**Short problem:** Each line that holds the word "React" should be returned.

[Begin]

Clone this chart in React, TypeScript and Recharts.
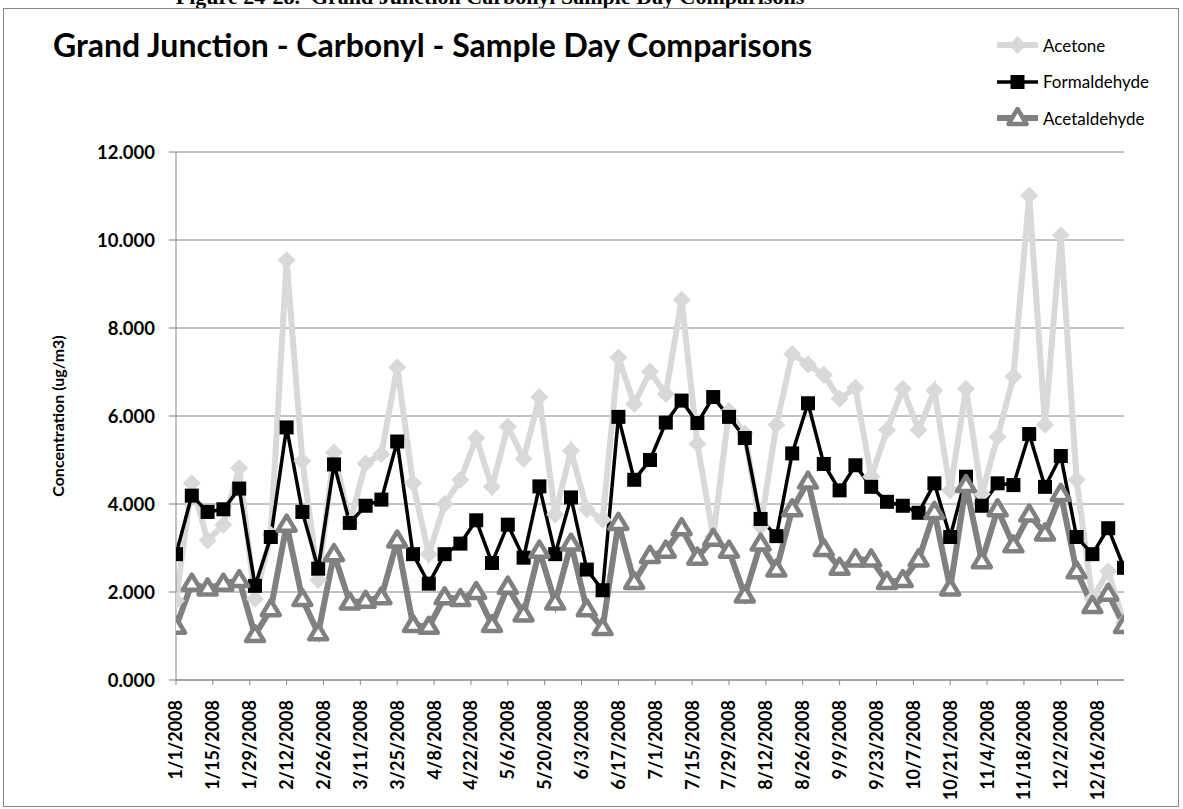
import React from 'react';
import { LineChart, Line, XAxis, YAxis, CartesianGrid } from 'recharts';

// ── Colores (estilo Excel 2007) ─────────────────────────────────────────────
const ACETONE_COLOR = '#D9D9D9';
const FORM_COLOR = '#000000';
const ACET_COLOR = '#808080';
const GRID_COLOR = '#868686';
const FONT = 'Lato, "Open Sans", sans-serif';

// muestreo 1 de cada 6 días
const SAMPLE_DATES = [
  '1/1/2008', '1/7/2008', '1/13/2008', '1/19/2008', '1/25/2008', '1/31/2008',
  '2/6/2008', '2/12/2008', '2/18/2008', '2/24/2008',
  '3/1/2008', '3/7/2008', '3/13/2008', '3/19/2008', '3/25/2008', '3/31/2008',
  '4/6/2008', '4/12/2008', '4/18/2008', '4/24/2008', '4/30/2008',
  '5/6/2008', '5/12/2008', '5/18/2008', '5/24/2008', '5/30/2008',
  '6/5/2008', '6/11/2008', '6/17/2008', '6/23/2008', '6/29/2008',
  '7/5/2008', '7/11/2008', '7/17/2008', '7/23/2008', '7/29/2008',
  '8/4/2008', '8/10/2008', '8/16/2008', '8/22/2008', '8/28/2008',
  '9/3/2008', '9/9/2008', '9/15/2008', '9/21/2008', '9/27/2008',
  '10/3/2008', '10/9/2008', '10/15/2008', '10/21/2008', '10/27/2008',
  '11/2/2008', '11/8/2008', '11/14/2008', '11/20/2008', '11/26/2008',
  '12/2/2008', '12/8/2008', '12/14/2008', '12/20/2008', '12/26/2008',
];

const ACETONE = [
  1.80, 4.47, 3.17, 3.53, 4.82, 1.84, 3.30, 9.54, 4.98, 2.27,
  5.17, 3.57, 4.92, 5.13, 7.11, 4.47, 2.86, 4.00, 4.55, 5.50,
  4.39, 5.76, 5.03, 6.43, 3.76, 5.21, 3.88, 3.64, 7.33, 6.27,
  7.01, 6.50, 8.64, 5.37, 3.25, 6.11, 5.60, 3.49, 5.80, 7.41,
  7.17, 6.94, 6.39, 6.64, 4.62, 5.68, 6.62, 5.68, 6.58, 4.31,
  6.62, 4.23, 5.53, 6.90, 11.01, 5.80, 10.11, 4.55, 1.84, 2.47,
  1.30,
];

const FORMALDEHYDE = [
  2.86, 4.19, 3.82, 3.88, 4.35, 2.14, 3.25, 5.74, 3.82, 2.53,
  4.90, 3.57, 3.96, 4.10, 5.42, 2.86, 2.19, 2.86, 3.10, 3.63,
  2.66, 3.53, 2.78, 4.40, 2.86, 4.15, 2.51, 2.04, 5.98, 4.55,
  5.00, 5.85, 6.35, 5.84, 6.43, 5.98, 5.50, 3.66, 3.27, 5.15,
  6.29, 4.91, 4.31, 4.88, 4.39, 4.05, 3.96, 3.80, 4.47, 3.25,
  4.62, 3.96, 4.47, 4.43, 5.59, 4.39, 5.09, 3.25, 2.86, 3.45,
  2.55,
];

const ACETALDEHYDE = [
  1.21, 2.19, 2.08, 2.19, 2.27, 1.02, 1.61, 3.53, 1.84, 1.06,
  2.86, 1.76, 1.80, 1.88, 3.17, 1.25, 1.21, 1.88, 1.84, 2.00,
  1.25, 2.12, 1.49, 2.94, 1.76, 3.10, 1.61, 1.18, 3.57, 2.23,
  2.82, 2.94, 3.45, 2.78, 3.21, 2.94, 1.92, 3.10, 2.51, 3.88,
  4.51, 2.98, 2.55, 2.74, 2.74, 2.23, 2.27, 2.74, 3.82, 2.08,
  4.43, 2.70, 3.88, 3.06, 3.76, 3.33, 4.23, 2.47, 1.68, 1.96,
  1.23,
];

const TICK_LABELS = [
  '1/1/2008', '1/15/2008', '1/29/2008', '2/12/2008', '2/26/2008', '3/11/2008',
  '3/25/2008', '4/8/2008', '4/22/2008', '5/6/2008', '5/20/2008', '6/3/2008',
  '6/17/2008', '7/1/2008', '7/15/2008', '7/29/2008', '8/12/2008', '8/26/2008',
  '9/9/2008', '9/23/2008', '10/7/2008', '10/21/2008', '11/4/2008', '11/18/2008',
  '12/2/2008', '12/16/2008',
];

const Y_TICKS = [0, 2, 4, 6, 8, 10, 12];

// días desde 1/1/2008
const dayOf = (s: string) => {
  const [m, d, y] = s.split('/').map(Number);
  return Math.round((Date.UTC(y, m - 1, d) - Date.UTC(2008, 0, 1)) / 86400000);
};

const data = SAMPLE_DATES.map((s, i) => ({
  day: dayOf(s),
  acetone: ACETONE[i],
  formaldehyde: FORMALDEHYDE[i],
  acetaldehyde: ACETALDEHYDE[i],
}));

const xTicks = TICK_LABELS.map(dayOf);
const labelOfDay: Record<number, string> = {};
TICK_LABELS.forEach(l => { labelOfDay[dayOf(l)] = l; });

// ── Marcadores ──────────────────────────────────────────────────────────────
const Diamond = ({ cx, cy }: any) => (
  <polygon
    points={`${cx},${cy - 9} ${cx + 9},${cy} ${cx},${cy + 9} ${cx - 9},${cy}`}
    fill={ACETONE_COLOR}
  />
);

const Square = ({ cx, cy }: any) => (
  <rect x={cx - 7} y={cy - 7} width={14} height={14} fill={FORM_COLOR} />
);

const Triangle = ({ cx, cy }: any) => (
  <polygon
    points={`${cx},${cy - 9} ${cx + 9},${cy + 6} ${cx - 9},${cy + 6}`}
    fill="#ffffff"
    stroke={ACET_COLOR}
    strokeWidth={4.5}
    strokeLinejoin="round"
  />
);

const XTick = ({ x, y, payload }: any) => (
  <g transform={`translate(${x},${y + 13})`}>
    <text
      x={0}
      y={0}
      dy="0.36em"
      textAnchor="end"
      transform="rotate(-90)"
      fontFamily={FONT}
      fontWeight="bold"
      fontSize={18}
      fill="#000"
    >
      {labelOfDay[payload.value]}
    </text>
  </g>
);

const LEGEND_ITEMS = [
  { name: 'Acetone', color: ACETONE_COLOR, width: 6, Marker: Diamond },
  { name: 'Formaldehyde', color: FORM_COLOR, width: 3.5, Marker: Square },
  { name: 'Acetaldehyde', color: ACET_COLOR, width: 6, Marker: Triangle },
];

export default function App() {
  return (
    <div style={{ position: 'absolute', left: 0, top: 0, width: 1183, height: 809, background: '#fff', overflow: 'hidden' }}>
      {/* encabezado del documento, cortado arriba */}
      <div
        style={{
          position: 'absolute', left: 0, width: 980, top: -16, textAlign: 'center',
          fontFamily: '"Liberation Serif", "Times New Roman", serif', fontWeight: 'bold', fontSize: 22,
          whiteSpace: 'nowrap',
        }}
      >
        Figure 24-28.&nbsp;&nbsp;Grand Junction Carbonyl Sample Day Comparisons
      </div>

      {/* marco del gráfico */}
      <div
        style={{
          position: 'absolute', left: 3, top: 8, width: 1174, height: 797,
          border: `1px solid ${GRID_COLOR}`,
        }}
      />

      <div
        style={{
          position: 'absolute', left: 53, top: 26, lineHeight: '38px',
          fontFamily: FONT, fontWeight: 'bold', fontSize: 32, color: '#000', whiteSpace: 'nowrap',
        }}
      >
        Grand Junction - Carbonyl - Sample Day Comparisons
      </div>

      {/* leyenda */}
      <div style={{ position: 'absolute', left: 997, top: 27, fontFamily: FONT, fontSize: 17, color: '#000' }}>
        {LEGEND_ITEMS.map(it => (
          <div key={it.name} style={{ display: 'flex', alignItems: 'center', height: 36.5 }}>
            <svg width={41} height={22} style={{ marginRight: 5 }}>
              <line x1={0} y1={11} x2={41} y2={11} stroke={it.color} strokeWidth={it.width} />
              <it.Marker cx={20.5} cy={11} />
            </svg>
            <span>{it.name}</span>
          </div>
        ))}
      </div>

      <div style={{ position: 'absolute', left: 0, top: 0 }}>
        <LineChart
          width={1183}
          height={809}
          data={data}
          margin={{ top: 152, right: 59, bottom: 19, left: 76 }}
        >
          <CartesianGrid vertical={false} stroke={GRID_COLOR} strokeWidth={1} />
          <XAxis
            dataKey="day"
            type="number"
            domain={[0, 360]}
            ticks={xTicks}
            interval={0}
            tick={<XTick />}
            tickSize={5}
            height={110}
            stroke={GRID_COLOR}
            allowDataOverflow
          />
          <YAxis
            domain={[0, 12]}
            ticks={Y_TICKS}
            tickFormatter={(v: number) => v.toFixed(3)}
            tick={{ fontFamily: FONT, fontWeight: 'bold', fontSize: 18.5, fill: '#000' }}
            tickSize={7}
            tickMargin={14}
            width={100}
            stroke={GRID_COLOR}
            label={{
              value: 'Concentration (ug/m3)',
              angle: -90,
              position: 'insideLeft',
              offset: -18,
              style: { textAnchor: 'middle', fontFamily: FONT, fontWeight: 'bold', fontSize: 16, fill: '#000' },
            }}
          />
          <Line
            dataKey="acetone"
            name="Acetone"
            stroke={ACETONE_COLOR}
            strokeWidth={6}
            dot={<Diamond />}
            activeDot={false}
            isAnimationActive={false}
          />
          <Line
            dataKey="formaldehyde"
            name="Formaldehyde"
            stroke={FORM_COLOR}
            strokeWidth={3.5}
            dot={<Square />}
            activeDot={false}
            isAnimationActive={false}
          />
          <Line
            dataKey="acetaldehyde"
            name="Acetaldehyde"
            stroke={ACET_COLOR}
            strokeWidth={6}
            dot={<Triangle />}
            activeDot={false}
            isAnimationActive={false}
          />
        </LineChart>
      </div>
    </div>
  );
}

[End]

**Solution for this task:**
Clone this chart in React, TypeScript and Recharts.
import React from 'react';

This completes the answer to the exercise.